ThunderKittens: A Simple Embedded DSL for AI kernels

Benjamin Spector, Aaryan Singhal, Simran Arora, Chris Re

(This post is an extended introduction to a longer post we're releasing concurrently.)

We have a lot of fun building kernels for AI, and we’re proud of our open-source AI contributions. We’re less proud that people regard FlashAttention as alien technology. In a NeurIPS keynote, our group tried our best to make the key ideas simple – but the gap from the beautiful pictures generated by Dan Fu to actual “gpu go brr” cuda is still too damn high. So we set out to write a simple framework to make it really easy to express the key technical ideas. Relatively quickly, we had a small library (DSL?) that we called ThunderKittens that we hope lets us write simple-to-understand clean code that indeed makes gpus go brrr.[1]

Our observations for TK are pretty simple:

  • You want to keep tensor cores busy. These things are 94% of the compute on an H100, so if you don’t use them you’re capped at 6% utilization. In TK, we make the fundamental object a matrix (tile) of the same size that fits into the tensor core.
  • We want something familiar to AI people. So we want an API that is PyTorch-like, because those folks are amazing and we love them!
  • We wanted to get the full power of the host (cuda or hip), and we don’t want to hide how accelerators work. We think accelerators are awesome and more AI people should play around at this intersection. Pragmatically, AI processors are changing a lot – they have to! – but this means to take advantage of the latest and greatest you need to break out of software abstractions. So, TK is an embedded DSL somewhere between NVIDIA’s cute (in being embedded in raw cuda) and Triton (in being focused on AI kernels). If you know cuda, you can probably “compile” TK in your head–we try to make the structures transparent.

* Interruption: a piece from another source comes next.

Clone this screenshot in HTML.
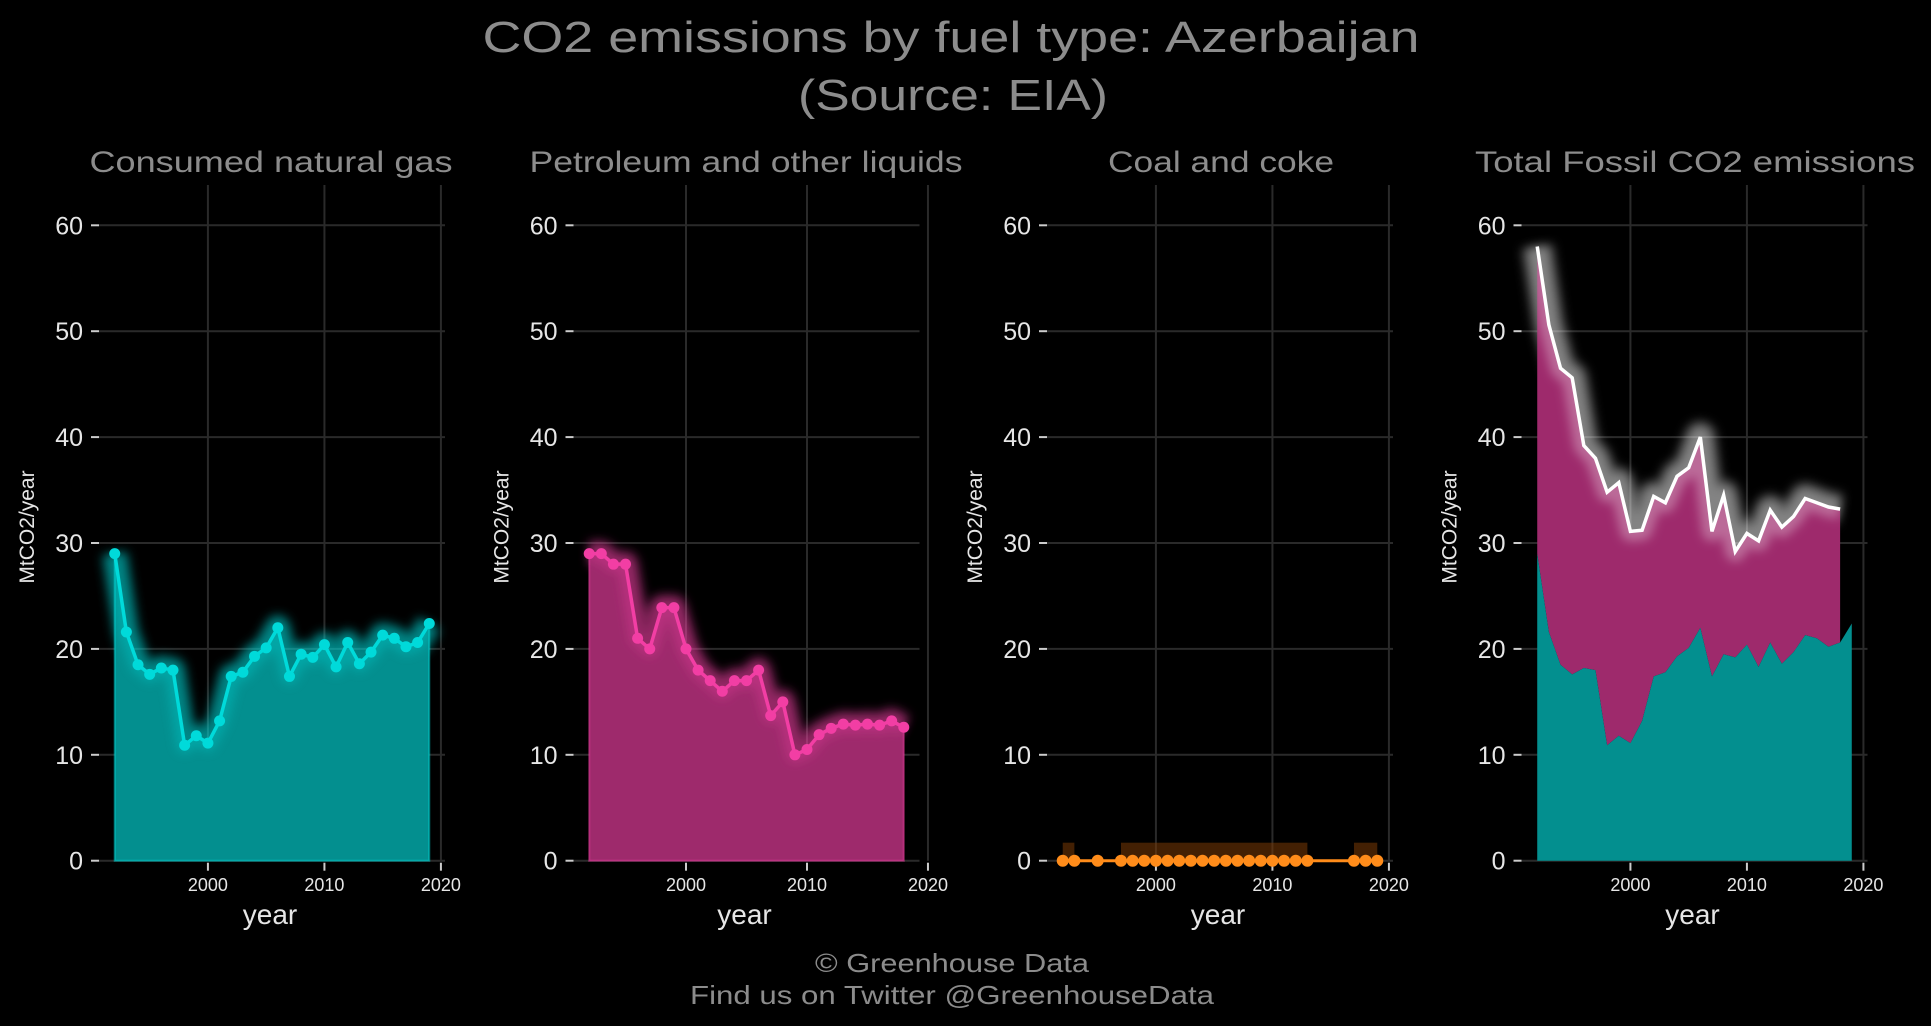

You may have seen oblique references to TK in some of our earlier papers, e.g., based. We’ve been using it, so... why are we releasing it now? We don’t know honestly. But here are some things we think are interesting:

  • On 4090s and A100s, TK matches FA2 performance in just a few lines of code.
  • On H100s, TK is faster forward and backward than FA2 by quite a bit -- so there is no tradeoff of clean versus speed (in this case!)
  • The lab folks wrote a bunch of other kernels in TK things like Based, hedgehog, and more! Some of them we couldn’t figure out how to get similar performance in Triton.
  • AI folks who attended a two-hour cuda session have been able to write code, which is one step toward making this easier to use.

We do want you to understand that this is an art project; if you like it, great! If you don’t, that’s ok too… feedback is great! But do not expect that we’ll do anything about your complaints in the code. For now, TK is for our fun and useful for us, and we hope it makes key ideas clear. To help in that way, we’re posting a version integrated with Andrej’s awesome NanoGPT project, NanoGPT-TK. Andrej is one of the best communicators in AI and we’ve been using NanoGPT in teaching, so we’re delighted to build on top.

For a harder, better, faster, stronger, more detailed blog post, click!


[1] Why ThunderKittens? We wanted something that was adorable and cute, and there are too many macho head games in the current names. Let’s be fun and welcoming!